My small 10 gal measured 1180 ppm the other day... I couldn't believe it so I took 5 additional readings from different samples of the water and the result differed between 1170 and 1180 ppm. I have guppies, bandit cories, salt and pepper cories, amano shrimp and red cherry shrimp in there... Only plants in there are anubias sword leaf types.


----------



## Mariostg (Sep 6, 2014)

aquariumhobbyist said:


> My small 10 gal measured 1180 ppm the other day... I couldn't believe it so I took 5 additional readings from different samples of the water and the result differed between 1170 and 1180 ppm. I have guppies, bandit cories, salt and pepper cories, amano shrimp and red cherry shrimp in there... Only plants in there are anubias sword leaf types.


LMAO. Interesting, my 10gal also has guppies. I removed all the males, they are a bunch perv.
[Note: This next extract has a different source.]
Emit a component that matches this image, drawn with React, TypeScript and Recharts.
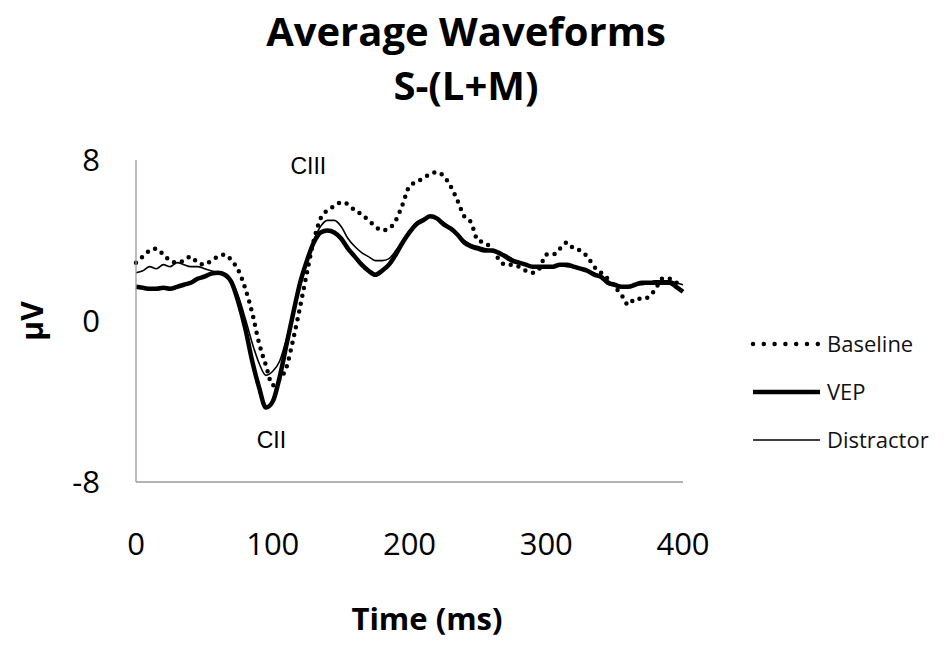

There is also Otos and Red cherry shrimps. all semm happy.
I am gonna start to think the other 3 tanks are too low.


----------



## aquariumhobbyist (Feb 18, 2014)

Guck said:


> LMAO. Interesting, my 10gal also has guppies. I removed all the males, they are a bunch perv. There is also Otos and Red cherry shrimps. all semm happy.
> I am gonna start to think the other 3 tanks are too low.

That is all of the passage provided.